J’ai choisi de défendre les gars courageux qui ne claquent pas toute leur paie dans leur passion et résistent en même temps à la tentation du scooter. Cette nuée encore vive de motards qui n’ont ni la course ni la fibre italienne dans le sang, qui se moquent autant de l’apparence que des accessoires en carbone ou de leur vieux blouson pourri par trois hivers. Ces mecs qui ne font rêver personne au feu rouge avec leur top-case et leurs pneus épluchés, mais qui savent pourtant au fond d’eux joindre l’utile à l’agréable. Je n’ai aucun respect pour ce type que je vois tous les dimanches astiquer au coton-tige sa caisse et sa Kawasaki Z 1000 accessoirisée des bouchons de valve aux rétroviseurs, sans jamais faire plus de 100 km par mois et par beau temps. Il est sûrement heureux comme ça, je le laisse tranquille, mais je n’ai aucun respect pour lui.
Dans la mythologie d’Audiard, on reconnaît un cave au fait qu’il se bourre ostensiblement de caviar tandis que l’affranchi déguste son petit salé aux lentilles au coin du zinc, tranquille. À moto, je soupçonne aussi les plus voyants d’entre nous de ne s’intéresser à la chose que pour son paraître. Est-ce pour autant blâmable ? La moto n’a, par définition, rien de rationnel. Permettez-moi donc, à juste titre, de ne pas l’être non plus, et d’être touché par ce qui est discret, banal, mais durable. Laissez-moi apprécier ce gars que je vois souvent en Bretagne faire son marché avec sa Honda Transalp burinée, et sourire en coin au feu rouge à côté d’un type sur une Kawasaki ER-5 bleue, pensez donc, ma première moto ! Alors oui, je réfléchis souvent à notre petite chapelle qu’on appelle la presse moto.
Beaucoup de lecteurs estiment que nous faisons là un métier de rêve, et ils ont bien raison. Mais est-ce qu’en retour, nous pensons au lecteur aussi intensément que nous le devrions quand nous travaillons ? Nous créons une montagne à chaque fois qu’un constructeur dévoile une nouvelle sportive, tout en sachant que nous serons les premiers à ne pas l’acheter, faute de moyens ou de besoins. Et c’est là qu’il devient important et difficile de ne pas se perdre. Sommes-nous des motards, des pilotes pour certains, qui écrivent des articles ? « Sommes-nous des gonzesses »* frétillantes devant le premier nouveau truc venu ? Ou cherchons-nous toujours le discernement qui permettra au lecteur de faire la part des choses ? À mon sens, la position idéale est celle du journaliste de souche qui, accessoirement, fait de la moto. Et pas l’inverse.

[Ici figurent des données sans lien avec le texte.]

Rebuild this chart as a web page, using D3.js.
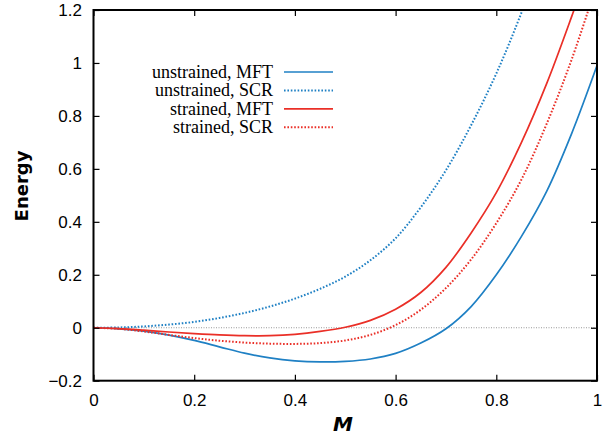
<!DOCTYPE html>
<html>
<head>
<meta charset="utf-8">
<script src="https://cdn.jsdelivr.net/npm/d3@7"></script>
<style>
  body { margin: 0; background: #fff; }
  .tick text { font-family: "Liberation Sans", Arial, sans-serif; font-size: 17px; fill: #000; }
  .tick line { stroke: #000; stroke-width: 1.2; }
</style>
</head>
<body>
<div id="chart"></div>
<script>
// Magnetization grid and energies
const mValues = [0, 0.05, 0.1, 0.15, 0.2, 0.25, 0.3, 0.35, 0.4, 0.45, 0.5,
                 0.55, 0.6, 0.65, 0.7, 0.75, 0.8, 0.85, 0.9, 0.95, 1.0];

const unstrainedMFT = [0, -0.004, -0.013, -0.028, -0.048, -0.072, -0.096, -0.114, -0.125, -0.129, -0.127,
                       -0.118, -0.097, -0.058, -0.004, 0.08, 0.2, 0.345, 0.515, 0.735, 0.99];
const unstrainedSCR = [0, 0.001, 0.005, 0.012, 0.022, 0.037, 0.056, 0.08, 0.11, 0.147, 0.193,
                       0.255, 0.338, 0.455, 0.595, 0.765, 0.96, 1.19, 1.45, 1.71, 1.98];
const strainedMFT   = [0, -0.003, -0.009, -0.016, -0.022, -0.027, -0.03, -0.03, -0.025, -0.014, 0.002,
                       0.028, 0.07, 0.133, 0.228, 0.358, 0.51, 0.7, 0.922, 1.177, 1.447];
const strainedSCR   = [0, -0.004, -0.014, -0.027, -0.039, -0.049, -0.056, -0.06, -0.061, -0.058, -0.048,
                       -0.027, 0.01, 0.068, 0.15, 0.258, 0.395, 0.56, 0.77, 1.015, 1.3];

const seriesNames  = ['unstrained, MFT', 'unstrained, SCR', 'strained, MFT', 'strained, SCR'];
const seriesValues = [unstrainedMFT, unstrainedSCR, strainedMFT, strainedSCR];
const seriesColors = ['#1f80c4', '#1f80c4', '#ea2f27', '#ea2f27'];
const seriesDotted = [false, true, false, true];

const xTicks = [0, 0.2, 0.4, 0.6, 0.8, 1];
const yTicks = [-0.2, 0, 0.2, 0.4, 0.6, 0.8, 1, 1.2];

const W = 613, H = 440;
const margin = { top: 10, right: 16, bottom: 59.3, left: 93.5 };
const width = W - margin.left - margin.right;
const height = H - margin.top - margin.bottom;

const svg = d3.select('#chart').append('svg')
    .attr('width', W)
    .attr('height', H);

const g = svg.append('g')
    .attr('transform', `translate(${margin.left},${margin.top})`);

const x = d3.scaleLinear().domain([0, 1]).range([0, width]);
const y = d3.scaleLinear().domain([-0.2, 1.2]).range([height, 0]);

const fmt = d => d3.format('~g')(d);

// zero reference line
g.append('line')
    .attr('x1', x(0)).attr('x2', x(1))
    .attr('y1', y(0)).attr('y2', y(0))
    .attr('stroke', '#9a9a9a')
    .attr('stroke-width', 1)
    .attr('stroke-dasharray', '1,1.5');

// clip curves to the frame
svg.append('defs').append('clipPath').attr('id', 'plot-clip')
    .append('rect').attr('width', width).attr('height', height);

const line = d3.line()
    .x((d, i) => x(mValues[i]))
    .y(d => y(d))
    .curve(d3.curveCatmullRom.alpha(0.5));

const curves = g.append('g').attr('clip-path', 'url(#plot-clip)');
seriesValues.forEach((vals, k) => {
    curves.append('path')
        .attr('d', line(vals))
        .attr('fill', 'none')
        .attr('stroke', seriesColors[k])
        .attr('stroke-width', seriesDotted[k] ? 2 : 1.7)
        .attr('stroke-dasharray', seriesDotted[k] ? '1.6,1.8' : null);
});

// axes: ticks point inward, mirrored on top/right
g.append('g')
    .attr('transform', `translate(0,${height})`)
    .call(d3.axisBottom(x).tickValues(xTicks).tickFormat(fmt)
        .tickSizeInner(-6).tickSizeOuter(0).tickPadding(13))
    .call(a => a.select('.domain').remove());

g.append('g')
    .call(d3.axisTop(x).tickValues(xTicks).tickFormat('')
        .tickSizeInner(-6).tickSizeOuter(0))
    .call(a => a.select('.domain').remove());

g.append('g')
    .call(d3.axisLeft(y).tickValues(yTicks).tickFormat(fmt)
        .tickSizeInner(-6).tickSizeOuter(0).tickPadding(11.5))
    .call(a => a.select('.domain').remove());

g.append('g')
    .attr('transform', `translate(${width},0)`)
    .call(d3.axisRight(y).tickValues(yTicks).tickFormat('')
        .tickSizeInner(-6).tickSizeOuter(0))
    .call(a => a.select('.domain').remove());

// frame
g.append('rect')
    .attr('width', width)
    .attr('height', height)
    .attr('fill', 'none')
    .attr('stroke', '#000')
    .attr('stroke-width', 2);

// axis titles
svg.append('text')
    .attr('transform', 'translate(28,186) rotate(-90)')
    .attr('text-anchor', 'middle')
    .style('font-family', '"DejaVu Sans", sans-serif')
    .style('font-weight', 'bold')
    .style('font-size', '18px')
    .text('Energy');

svg.append('text')
    .attr('x', 343)
    .attr('y', 431)
    .attr('text-anchor', 'middle')
    .style('font-family', '"DejaVu Sans", sans-serif')
    .style('font-weight', 'bold')
    .style('font-style', 'italic')
    .style('font-size', '20px')
    .text('M');

// legend
const legend = svg.append('g');
seriesNames.forEach((name, k) => {
    const cy = 72 + k * 18.4;
    legend.append('text')
        .attr('x', 273)
        .attr('y', cy + 6)
        .attr('text-anchor', 'end')
        .style('font-family', '"Liberation Serif", "Times New Roman", serif')
        .style('font-size', '18px')
        .text(name);
    legend.append('line')
        .attr('x1', 284).attr('x2', 333)
        .attr('y1', cy).attr('y2', cy)
        .attr('stroke', seriesColors[k])
        .attr('stroke-width', seriesDotted[k] ? 2 : 1.7)
        .attr('stroke-dasharray', seriesDotted[k] ? '1.6,1.8' : null);
});
</script>
</body>
</html>
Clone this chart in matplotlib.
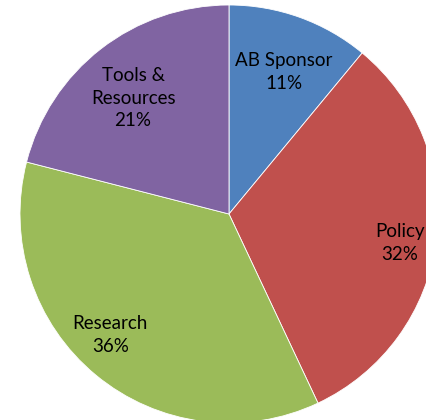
import matplotlib
matplotlib.use("Agg")
import matplotlib.pyplot as plt
import numpy as np

categories = ["AB Sponsor", "Policy", "Research", "Tools &\nResources"]
values = [11, 32, 36, 21]
colors = ["#4F81BD", "#C0504D", "#9BBB59", "#8064A2"]
label_dist = [0.73, 0.83, 0.81, 0.72]
label_dangle = [-1.4, -2.4, -4.9, 1.8]

W, H = 427, 420
fig = plt.figure(figsize=(W / 100, H / 100), dpi=100)
cx, cy, R = 229, 214, 209
ax = fig.add_axes([(cx - R) / W, (H - cy - R) / H, 2 * R / W, 2 * R / H])
wedges, _ = ax.pie(values, colors=colors, startangle=90, counterclock=False,
                   radius=1.0, wedgeprops=dict(edgecolor="white", linewidth=0.6))
for w, cat, v, d, da in zip(wedges, categories, values, label_dist, label_dangle):
    ang = np.deg2rad((w.theta1 + w.theta2) / 2 + da)
    ax.text(d * np.cos(ang), d * np.sin(ang), f"{cat}\n{v}%", ha="center", va="center",
            fontsize=13.5, family="Lato", color="black", linespacing=1.4)
ax.set_xlim(-1, 1)
ax.set_ylim(-1, 1)
ax.set_aspect("equal")
ax.axis("off")
fig.savefig("out.png", dpi=100)
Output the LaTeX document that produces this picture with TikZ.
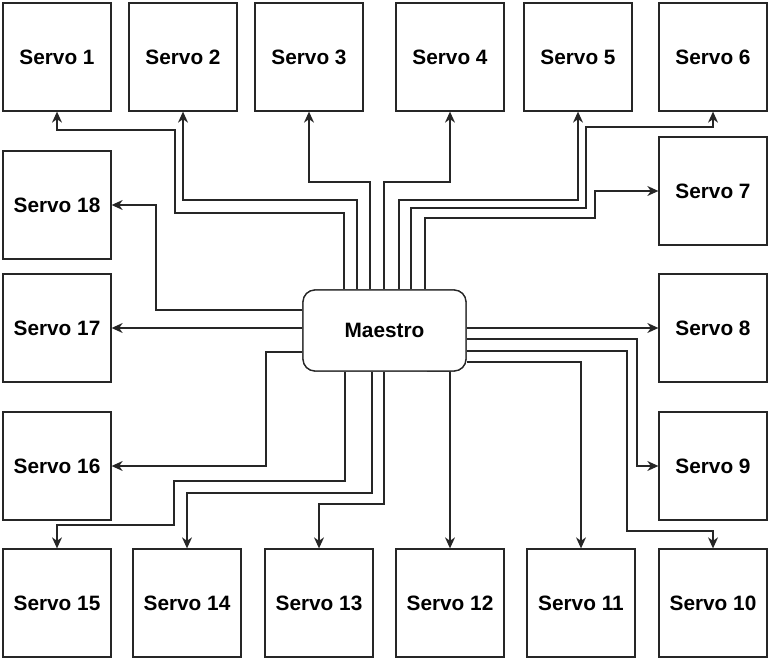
\documentclass[tikz,border=0pt]{standalone}
\usepackage{fontspec}
\setmainfont{Liberation Sans}
\usetikzlibrary{arrows.meta}
\begin{document}
\begin{tikzpicture}[x=1pt,y=-1pt,
  servo/.style={draw=black!85,line width=1.3pt,fill=white,minimum width=108pt,minimum height=108pt,inner sep=0pt,
    font=\fontsize{20.8}{24}\selectfont\bfseries},
  master/.style={draw=black!85,line width=1.3pt,fill=white,rounded corners=12pt,minimum width=163pt,minimum height=81pt,inner sep=0pt,
    font=\fontsize{20.8}{24}\selectfont\bfseries},
  conn/.style={draw=black!85,line width=1.3pt,-{Stealth[length=11pt,width=10pt,inset=3.5pt]}}]
\useasboundingbox (0,0) rectangle (768,660);
% top row
\node[servo] (s1) at (57,57) {Servo 1};
\node[servo] (s2) at (183,57) {Servo 2};
\node[servo] (s3) at (309,57) {Servo 3};
\node[servo] (s4) at (450,57) {Servo 4};
\node[servo] (s5) at (578,57) {Servo 5};
\node[servo] (s6) at (713,57) {Servo 6};
% right column
\node[servo] (s7) at (713,191) {Servo 7};
\node[servo] (s8) at (713,328) {Servo 8};
\node[servo] (s9) at (713,466) {Servo 9};
% bottom row
\node[servo] (s10) at (713,603) {Servo 10};
\node[servo] (s11) at (581,603) {Servo 11};
\node[servo] (s12) at (450,603) {Servo 12};
\node[servo] (s13) at (319,603) {Servo 13};
\node[servo] (s14) at (187,603) {Servo 14};
\node[servo] (s15) at (57,603) {Servo 15};
% left column
\node[servo] (s16) at (57,466) {Servo 16};
\node[servo] (s17) at (57,328) {Servo 17};
\node[servo] (s18) at (57,205) {Servo 18};
% master
\node[master] (m) at (384.5,330.5) {Maestro};
% connectors, top
\draw[conn] (m.north -| 344,0) |- (175,213) |- (57,130) -- (s1.south);
\draw[conn] (m.north -| 357,0) |- (183,200) -- (s2.south);
\draw[conn] (m.north -| 370,0) |- (309,182) -- (s3.south);
\draw[conn] (m.north -| 384,0) |- (450,182) -- (s4.south);
\draw[conn] (m.north -| 399,0) |- (578,200) -- (s5.south);
\draw[conn] (m.north -| 411,0) |- (586,208) |- (713,127) -- (s6.south);
\draw[conn] (m.north -| 425,0) |- (595,218) |- (s7.west);
% right
\draw[conn] (m.east |- 0,328) -- (s8.west);
\draw[conn] (m.east |- 0,339) -| (637,466) -- (s9.west);
\draw[conn] (m.east |- 0,351) -| (627,531) -| (s10.north);
\draw[conn] (m.east |- 0,362) -| (s11.north);
% bottom
\draw[conn] (m.south -| 427,0) -| (s12.north);
\draw[conn] (m.south -| 384,0) |- (319,504) -- (s13.north);
\draw[conn] (m.south -| 372,0) |- (187,493) -- (s14.north);
\draw[conn] (m.south -| 345,0) |- (174,481) |- (57,525) -- (s15.north);
% left
\draw[conn] (m.west |- 0,352) -| (266,466) -- (s16.east);
\draw[conn] (m.west |- 0,328) -- (s17.east);
\draw[conn] (m.west |- 0,310) -| (156,205) -- (s18.east);
% redraw master on top so connector starts sit on its border
\node[master] at (384.5,330.5) {Maestro};
\end{tikzpicture}
\end{document}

Mais travailler sous pression dans le milieu qu’on aime tout en gardant l’esprit froid n’est pas chose facile. Cette première pression à froid de la presse agit pourtant comme une bouffée d’air frais sous la canicule. Voilà, la coupure estivale est aussi un laps de temps propice à la réflexion, et telle sera la mienne. Ce qui m’excitera à la rentrée ? Les nouvelles motos ? Pas certain. L’endurance au Bol d’Or ? Assurément. Excellentes vacances à tous.